Sierra Sharp, Staff Writer

From the wildfires in Australia in early 2020 to an 80% increase of wildfires in the Amazon over the past few years, wildfires have absolutely wreaked havoc across the world. Now, the entire West Coast is on fire. The mayor of Portland, Oregon has just declared a state of emergency as the fires encroach closer and closer towards the city. The fires have been burning down parts of Washington state, California, and Oregon. According to the U.S. Forest Service, the Riverside Fire, one of about 23 burning in Oregon, grew to more than 130,000 acres in the span of only a few days. Gov. Kate Brown of Oregon said, “We have never seen this amount of uncontained fire across our state.” As of September 16th, thirty-five people have been pronounced dead due to the fires, but the death toll is expected to rise in the coming days. In California, the fires have burned more than three million acres, whole towns in Washington, and nearly a million acres in Oregon. Scenic towns in the mountains have been ravaged by the flames, reduced to nothing but ash. In California alone, there are twenty-nine wildfires burning simultaneously. 14,000 firefighters are on the front lines battling against the Californian wildfires.

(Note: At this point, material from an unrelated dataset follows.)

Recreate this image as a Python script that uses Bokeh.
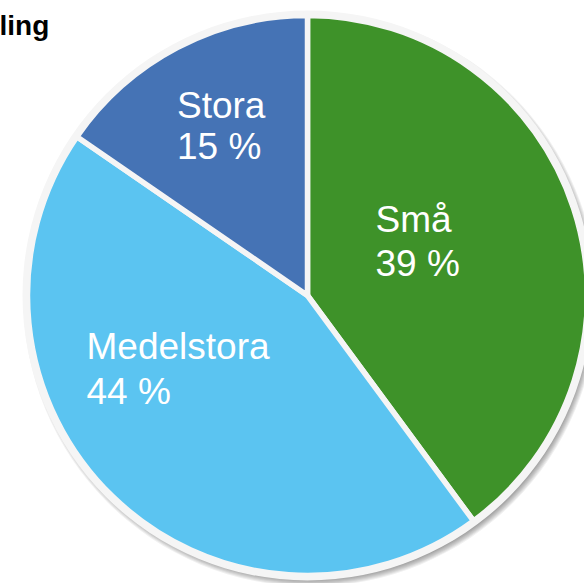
import numpy as np
from bokeh.plotting import figure
from bokeh.models import Range1d, ColumnDataSource
from bokeh.core.properties import value
from bokeh.embed import file_html
from bokeh.resources import INLINE

# ---- data ----
categories = ["Små", "Medelstora", "Stora"]
shares = [39.9, 44.7, 15.4]
pct_labels = ["39 %", "44 %", "15 %"]
colors = ["#3E9229", "#5BC4F1", "#4573B5"]
title_text = "ling"

# ---- layout constants ----
W, H = 584, 583
cx, cy = 307, H - 295
R = 280
border_color = "#F5F5F5"
# label anchors (screen coords): x, baseline of name line, baseline of pct line
label_pos = {
    "Små": (375, 219, 263),
    "Medelstora": (86, 346, 391),
    "Stora": (176.5, 105, 146),
}

p = figure(width=W, height=H, x_range=Range1d(0, W), y_range=Range1d(0, H),
           output_backend="svg", toolbar_location=None, min_border=0)
p.axis.visible = False
p.grid.visible = False
p.outline_line_color = None
p.background_fill_color = "white"
p.border_fill_color = "white"

# shadow (soft, offset to bottom-right)
for k in range(8):
    p.circle(x=cx + 3, y=cy - 4, radius=280 + k, fill_color="black",
             fill_alpha=0.06, line_color=None)

# outer light border
p.circle(x=cx, y=cy, radius=R + 5, fill_color=border_color, line_color=None)

total = float(sum(shares))
cum = np.concatenate([[0.0], np.cumsum(shares)]) / total
start = [np.pi / 2 - 2 * np.pi * c for c in cum[:-1]]
end = [np.pi / 2 - 2 * np.pi * c for c in cum[1:]]

src = ColumnDataSource(dict(cat=categories, start=start, end=end, color=colors))
p.wedge(x=cx, y=cy, radius=R, start_angle="start", end_angle="end",
        direction="clock", fill_color="color", line_color=border_color,
        line_width=5.5, source=src)

lx, ly1, ly2, ltxt1, ltxt2 = [], [], [], [], []
for cat, pct in zip(categories, pct_labels):
    x, b1, b2 = label_pos[cat]
    lx.append(x)
    ly1.append(H - b1)
    ly2.append(H - b2)
    ltxt1.append(cat)
    ltxt2.append(pct)

for ys, txts in ((ly1, ltxt1), (ly2, ltxt2)):
    p.text(x=lx, y=ys, text=txts, text_font=value("Liberation Sans"),
           text_font_size="37px", text_color="white",
           text_baseline="alphabetic", text_align="left")

p.text(x=[-1], y=[H - 25], text=[title_text], text_font=value("Liberation Sans"),
       text_font_size="28px", text_font_style="bold", text_color="black",
       text_baseline="alphabetic", text_align="left")

open("out.html", "w").write(file_html(p, INLINE))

In Washington, a “huge mass of smoke” from the wildfires in California and Oregon has been building off its coast. The Washington state Department of Ecology told residents that they should close their windows before going to bed at night and that they should expect to wake up to unhealthy air quality Friday. When speaking to the Digital Journal about how wildfires and climate change are linked, Daniel Swain, who works at the Institute of the Environment and Sustainability at UCLA, said this: “Increases in wildfires and severe weather events in recent years are beginning to match what climate scientists previously predicted. We have now, in California and elsewhere, reached the point where these changes are now detectable.”